Dates of death can be many years before the date of grant, so it is important to remember that this is an index of GRANTS from 1858 to 1960. Therefore, it does not cover people who died in 1960 or earlier, but whose will was not proved until after 1960.
Every effort has been made to locate a GRO death index reference, but some were not found. This could be for any of a variety reasons such as: death never registered, death registered but a copy never found its way from the local register office to the GRO, wrong date of death given in will index, mistyped age at death in the GRO indexes, death did not take place in England or Wales (despite there being no foreign POD indicated) and I daresay others.
AE at D means age at death.
The calculated year of birth is normally that obtained by subtracting the age at death from the year of death. In some instances, this could not be done, because of any of the following factors: the year of death was before 1866; a valid GRO death index reference could not be found; no age at death was given; the death index was ambiguous and the two possible ages were widely different; or the death took place outside England & Wales.
The notes include references to earlier and later grants (EG, LG) relating to the same deceased.
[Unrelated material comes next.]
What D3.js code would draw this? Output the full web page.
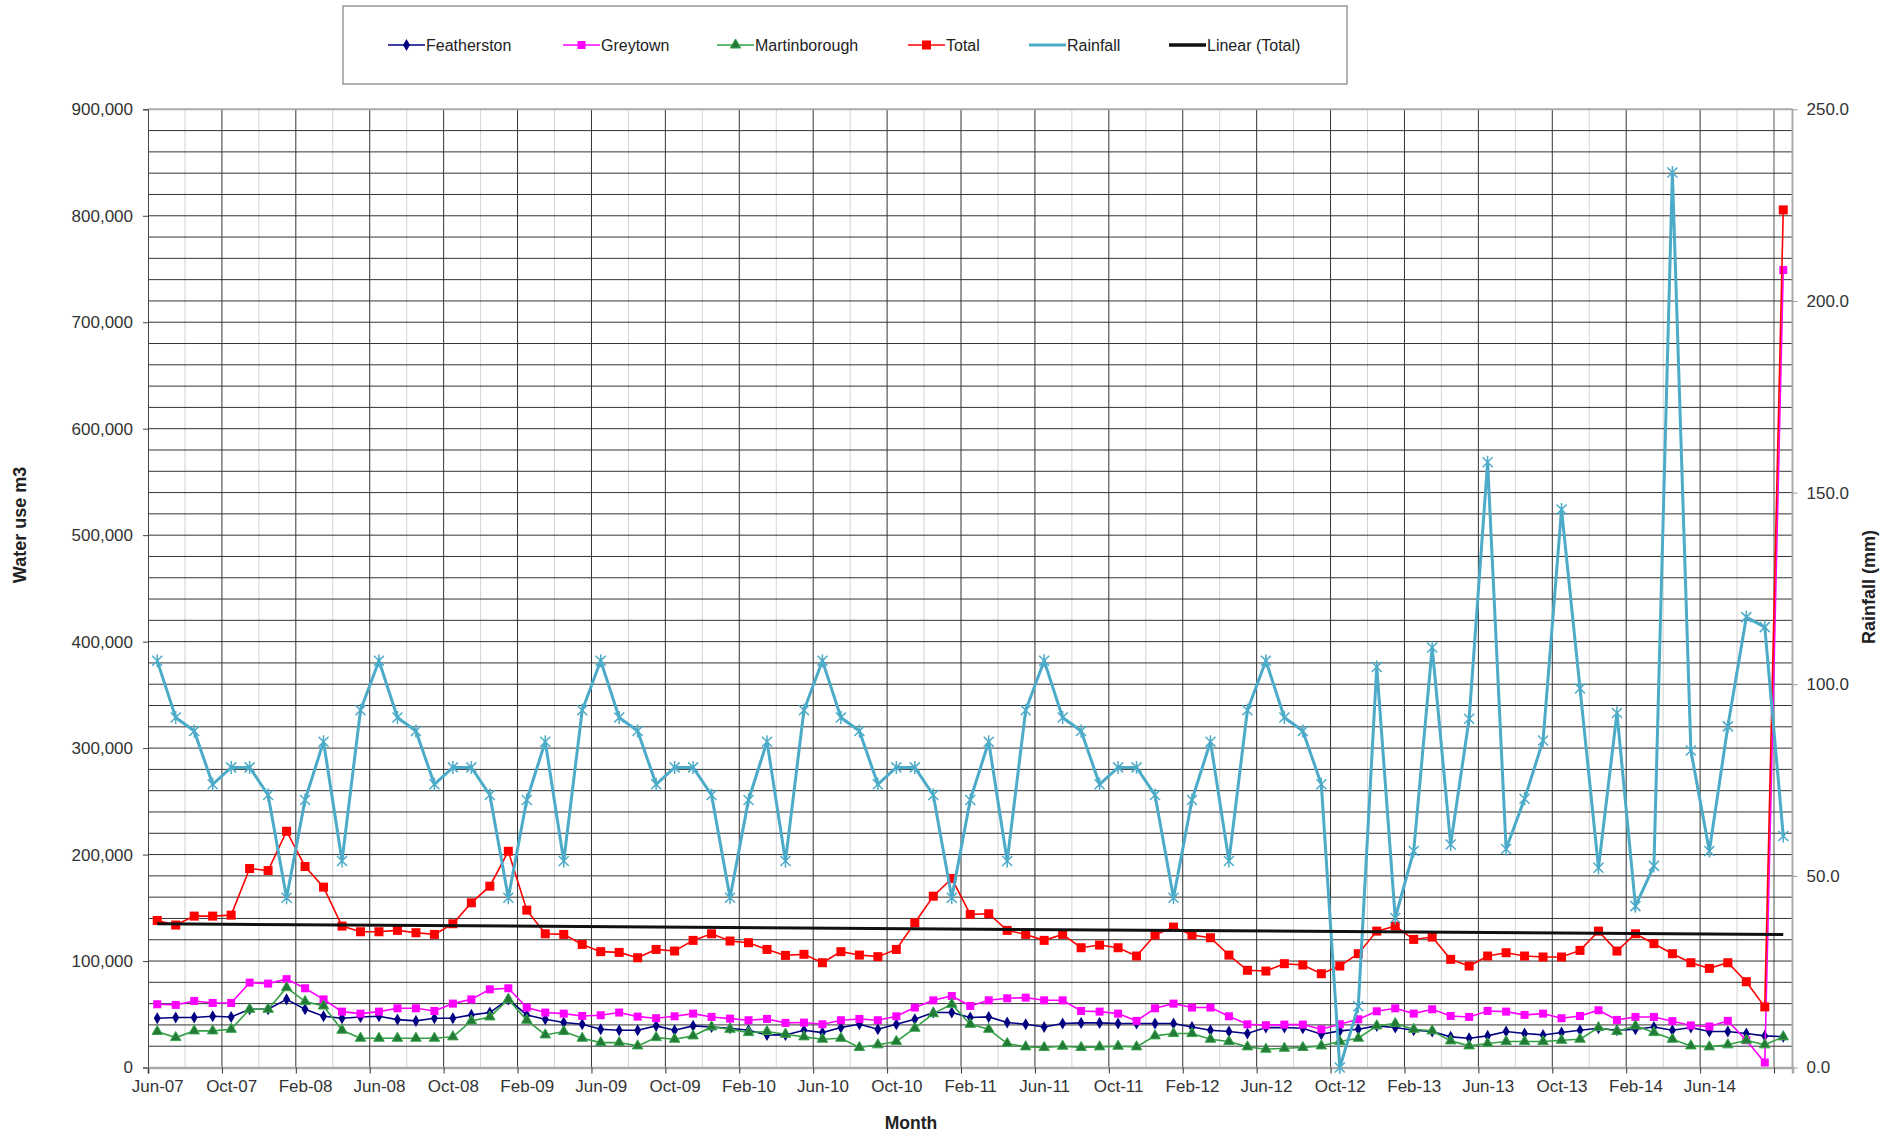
<!DOCTYPE html>
<html>
<head>
<meta charset="utf-8">
<script src="https://cdn.jsdelivr.net/npm/d3@7/dist/d3.min.js"></script>
<style>
  html, body { margin: 0; padding: 0; background: #fff; }
  svg { display: block; font-family: "Liberation Sans", Arial, sans-serif; }
</style>
</head>
<body>
<svg id="chart" width="1899" height="1137"></svg>
<script>
// Monthly categories, Jun-07 .. Oct-14
const months = [
  "Jun-07","Jul-07","Aug-07","Sep-07","Oct-07","Nov-07","Dec-07",
  "Jan-08","Feb-08","Mar-08","Apr-08","May-08","Jun-08","Jul-08","Aug-08","Sep-08","Oct-08","Nov-08","Dec-08",
  "Jan-09","Feb-09","Mar-09","Apr-09","May-09","Jun-09","Jul-09","Aug-09","Sep-09","Oct-09","Nov-09","Dec-09",
  "Jan-10","Feb-10","Mar-10","Apr-10","May-10","Jun-10","Jul-10","Aug-10","Sep-10","Oct-10","Nov-10","Dec-10",
  "Jan-11","Feb-11","Mar-11","Apr-11","May-11","Jun-11","Jul-11","Aug-11","Sep-11","Oct-11","Nov-11","Dec-11",
  "Jan-12","Feb-12","Mar-12","Apr-12","May-12","Jun-12","Jul-12","Aug-12","Sep-12","Oct-12","Nov-12","Dec-12",
  "Jan-13","Feb-13","Mar-13","Apr-13","May-13","Jun-13","Jul-13","Aug-13","Sep-13","Oct-13","Nov-13","Dec-13",
  "Jan-14","Feb-14","Mar-14","Apr-14","May-14","Jun-14","Jul-14","Aug-14","Sep-14","Oct-14"
];

// Water use, m3 (thousands)
const featherston = [
  46.3,46.9,46.9,48.1,47.5,54.7,54.7,64,54.7,48.1,46.3,47.5,48.1,45,43.8,46.3,46.3,49.4,51.6,64,49.4,45.3,42.2,
  40.6,35.9,35,35,39.1,35,39.1,38.1,36.9,35,30.6,30.6,35,32.8,37.5,40.6,35.9,40.6,45.3,51.6,51.6,46.9,
  47.5,42.2,40.6,38.1,41.3,41.9,41.9,41.3,41.3,41.3,41.3,38.1,35,33.8,31.9,37.5,37.5,36.9,31.3,34.4,35.9,39.1,
  37.5,35,33.8,28.8,27.5,29.7,33.8,31.9,30.6,32.8,35,36.9,35,35.9,38.1,35,37.5,33.8,33.8,31.9,29.7,29
];
const greytown = [
  59.4,58.8,62.5,60.6,60.6,79.7,78.8,83,74.4,64,52.5,50.6,52.5,55.6,55.6,53.1,60,64,73.4,74.4,56.3,51.6,50.6,
  48.4,49.1,51.6,47.8,46.3,48.1,50.6,47.5,45.9,44.4,45.6,41.9,42.2,40.6,44.4,45.6,44.4,48.1,56.3,63.1,67.2,57.8,
  63.1,65,65.6,63.1,63.1,53.1,52.5,50.6,43.8,55.6,60,56.3,56.3,48.1,40.6,39.7,40.3,40.3,35.9,40.6,45.3,52.8,
  55.6,50.6,54.7,48.4,47.5,53.1,52.5,49.4,50.6,46.3,48.4,53.8,44.7,47.5,47.5,43.5,39.5,38.5,43.8,25.6,4.7,749
];
const martinborough = [
  33.8,28.1,34.4,34.4,35.9,54.7,54.7,75,61.9,57.8,35,27.5,27.5,27.5,27.5,27.5,28.8,43.8,47.5,64,44.4,30.6,33.8,
  27.5,23.4,23.4,20.3,28.1,26.6,29.7,38.1,35.9,32.8,33.8,31.3,28.8,26.6,27.5,18.8,21.3,24.4,36.9,50.6,59.4,40.6,
  35.9,22.5,19.4,18.8,20,18.8,19.4,20,19.4,29.7,31.9,31.9,26.6,24.4,19.4,17.2,18.1,18.8,20.3,24.4,27.5,39.1,
  41.3,35.9,34.4,25,20.3,22.5,24.4,24.4,24.4,25.6,26.6,37.5,33.8,39.1,32.8,26.6,20.3,19.4,21.3,25.6,21.3,28.8
];
const total = [
  138.1,133.8,142.2,142.2,143.1,186.9,185,221.9,188.8,169.4,132.8,127.5,127.5,128.8,126.6,125,135,154.7,170.3,203.1,147.8,125.6,125,
  115.6,108.8,108.1,103.1,110.9,109.4,119.4,125.6,118.8,117.2,110.9,105.3,106.3,98.4,108.8,105.6,104.1,110.9,135.9,160.9,177.5,143.8,
  144.4,128.8,125,119.4,125,112.5,115,112.5,104.7,124.4,131.9,124.4,121.9,105.6,91.3,90.6,97.5,96.3,88.1,95.3,106.9,128.1,
  132.8,120.3,122.5,101.6,95.3,104.7,107.8,104.7,103.8,103.8,110,128.1,109.4,125.6,116.3,106.9,98.4,93.1,98.4,80.6,56.9,805.5
];
// Linear (Total) trendline end values, thousands m3
const linearTotal = [135, 125];

// Monthly rainfall, mm
const rainfall = [
  106.1,91.3,87.8,73.9,78.3,78.3,71.1,44.3,69.8,85,53.9,93.2,
  106.1,91.3,87.8,73.9,78.3,78.3,71.1,44.3,69.8,85,53.9,93.2,
  106.1,91.3,87.8,73.9,78.3,78.3,71.1,44.3,69.8,85,53.9,93.2,
  106.1,91.3,87.8,73.9,78.3,78.3,71.1,44.3,69.8,85,53.9,93.2,
  106.1,91.3,87.8,73.9,78.3,78.3,71.1,44.3,69.8,85,53.9,93.2,
  106.1,91.3,87.8,73.9,0,16,104.5,39,56.5,109.6,58.2,91,
  157.9,57,70.1,85.3,145.6,98.9,52.1,92.5,42.1,52.6,233.5,82.7,
  56.5,89,117.5,114.9,60.4
];

// Axis tick values
const leftTicks = [0,100000,200000,300000,400000,500000,600000,700000,800000,900000];
const rightTicks = [0,50,100,150,200,250];

const svg = d3.select("#chart");
const P = { left: 148, right: 1792.5, top: 109.3, bottom: 1067.5 };

const xi = d3.scaleLinear().domain([0, months.length]).range([P.left, P.right]);
const yL = d3.scaleLinear().domain([0, 900000]).range([P.bottom, P.top]);
const yR = d3.scaleLinear().domain([0, 250]).range([P.bottom, P.top]);
const bw = xi(1) - xi(0);
const cx = i => xi(i + 0.5);

// ---- gridlines ----
const grid = svg.append("g");
// vertical: every 2 months, darker every 4
d3.range(2, months.length + 1, 2).forEach(i => {
  const major = i % 4 === 0 && i < months.length - 1;
  grid.append("line")
    .attr("x1", xi(i)).attr("x2", xi(i))
    .attr("y1", P.top).attr("y2", P.bottom)
    .attr("stroke", major ? "#333" : (i === 88 ? "#aaa" : "#d4d4d4"))
    .attr("stroke-width", i === 88 ? 2 : 1);
});
// horizontal: every 20,000
d3.range(20000, 900001, 20000).forEach(v => {
  grid.append("line")
    .attr("x1", P.left).attr("x2", P.right)
    .attr("y1", yL(v)).attr("y2", yL(v))
    .attr("stroke", v === 900000 ? "#aaa" : "#333")
    .attr("stroke-width", v === 900000 ? 2 : 1);
});
// right border
grid.append("line").attr("x1", P.right).attr("x2", P.right)
  .attr("y1", P.top).attr("y2", P.bottom).attr("stroke", "#aaa").attr("stroke-width", 2);

// ---- axes ----
const tickFont = g => g.selectAll("text")
  .attr("font-size", "17px").attr("fill", "#333")
  .attr("font-family", "'Liberation Sans', Arial, sans-serif");

const axL = svg.append("g").attr("transform", `translate(${P.left},0)`)
  .call(d3.axisLeft(yL).tickValues(leftTicks).tickFormat(d3.format(",")).tickSize(5).tickPadding(10));
axL.select(".domain").attr("stroke", "#444");
axL.selectAll(".tick line").attr("stroke", "#444");
tickFont(axL);

const axR = svg.append("g").attr("transform", `translate(${P.right},0)`)
  .call(d3.axisRight(yR).tickValues(rightTicks).tickFormat(d3.format(".1f")).tickSize(5).tickPadding(9));
axR.select(".domain").remove();
axR.selectAll(".tick line").attr("stroke", "#999");
tickFont(axR);

// month ticks sit on category edges, labels on the month centre
const xTickIdx = d3.range(0, months.length, 4);
const axB = svg.append("g").attr("transform", `translate(0,${P.bottom})`)
  .call(d3.axisBottom(xi).tickValues(xTickIdx)
    .tickFormat(i => i < months.length - 1 ? months[i] : "")
    .tickSize(6).tickPadding(6));
axB.select(".domain").attr("stroke", "#aaa").attr("stroke-width", 2.5);
axB.selectAll(".tick line").attr("stroke", "#333");
axB.selectAll(".tick text").attr("x", bw / 2);
tickFont(axB);

// axis titles
svg.append("text").attr("transform", "translate(26,525) rotate(-90)")
  .attr("text-anchor", "middle").attr("font-size", "18px").attr("font-weight", "bold")
  .attr("fill", "#222").text("Water use m3");
svg.append("text").attr("transform", "translate(1875,587) rotate(-90)")
  .attr("text-anchor", "middle").attr("font-size", "18px").attr("font-weight", "bold")
  .attr("fill", "#222").text("Rainfall (mm)");
svg.append("text").attr("x", 911).attr("y", 1129)
  .attr("text-anchor", "middle").attr("font-size", "17.5px").attr("font-weight", "bold")
  .attr("fill", "#222").text("Month");

// ---- series ----
const series = [
  { name: "Featherston", data: featherston, color: "#000080", marker: "diamond", fill: "#000080" },
  { name: "Greytown", data: greytown, color: "#ff00ff", marker: "square", fill: "#ff00ff", size: 8 },
  { name: "Martinborough", data: martinborough, color: "#33a044", marker: "triangle", fill: "#237a36" },
  { name: "Total", data: total, color: "#ff0000", marker: "square", fill: "#ff0000", size: 9 }
];

function drawMarker(g, type, x, y, s) {
  if (type === "square") {
    const size = s.size || 8;
    g.append("rect").attr("x", x - size / 2).attr("y", y - size / 2)
      .attr("width", size).attr("height", size).attr("fill", s.fill);
  } else if (type === "diamond") {
    g.append("path").attr("transform", `translate(${x},${y})`)
      .attr("d", d3.symbol(d3.symbolDiamond, 42)()).attr("fill", s.fill);
  } else if (type === "triangle") {
    g.append("path").attr("transform", `translate(${x},${y})`)
      .attr("d", d3.symbol(d3.symbolTriangle, 48)()).attr("fill", s.fill)
      .attr("stroke", "#3aa64e").attr("stroke-width", 1);
  } else if (type === "star") {
    g.append("path").attr("transform", `translate(${x},${y})`)
      .attr("d", "M-5,-5L5,5M-5,5L5,-5M0,-6.5L0,6.5")
      .attr("stroke", s.color).attr("stroke-width", 1.5).attr("fill", "none");
  }
}

const plot = svg.append("g");
series.forEach(s => {
  const g = plot.append("g");
  g.append("path").datum(s.data)
    .attr("fill", "none").attr("stroke", s.color).attr("stroke-width", 1.6)
    .attr("d", d3.line().x((d, i) => cx(i)).y(d => yL(d * 1000)));
  s.data.forEach((d, i) => drawMarker(g, s.marker, cx(i), yL(d * 1000), s));
});

// rainfall on the secondary axis
const rainS = { color: "#4babc8" };
const gR = plot.append("g");
gR.append("path").datum(rainfall)
  .attr("fill", "none").attr("stroke", rainS.color).attr("stroke-width", 3)
  .attr("d", d3.line().x((d, i) => cx(i)).y(d => yR(d)));
rainfall.forEach((d, i) => drawMarker(gR, "star", cx(i), yR(d), rainS));

// linear trendline of Total
plot.append("line")
  .attr("x1", cx(0)).attr("x2", cx(months.length - 1))
  .attr("y1", yL(linearTotal[0] * 1000)).attr("y2", yL(linearTotal[1] * 1000))
  .attr("stroke", "#111").attr("stroke-width", 3);

// ---- legend ----
const lg = svg.append("g");
lg.append("rect").attr("x", 343).attr("y", 6).attr("width", 1004).attr("height", 78)
  .attr("fill", "#fff").attr("stroke", "#999").attr("stroke-width", 1.5);
const legendItems = [
  { s: series[0], x: 388 },
  { s: series[1], x: 563 },
  { s: series[2], x: 717 },
  { s: series[3], x: 908 },
  { s: { name: "Rainfall", color: rainS.color, width: 3 }, x: 1029 },
  { s: { name: "Linear (Total)", color: "#111", width: 3.5 }, x: 1169 }
];
legendItems.forEach(({ s, x }) => {
  const y = 45;
  lg.append("line").attr("x1", x).attr("x2", x + 37).attr("y1", y).attr("y2", y)
    .attr("stroke", s.color).attr("stroke-width", s.width || 1.6);
  if (s.marker) drawMarker(lg, s.marker, x + 18.5, y, s);
  lg.append("text").attr("x", x + 38).attr("y", y + 6)
    .attr("font-size", "16px").attr("fill", "#222").text(s.name);
});
</script>
</body>
</html>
Where there are two or more grantees, they appear on consecutive lines numbered 1, 2, etc. in the number (No.) column. If the grantee is the husband of a deceased married woman, the abbreviation "HU" is used to indicate this. In the earlier years, the widow of a deceased husband is described in the Principal Probate Registry index as the widow and relict (WI & RT), but this practice stopped after 1891. From 1892 onwards, "widow" does not necessarily mean widow of the deceased.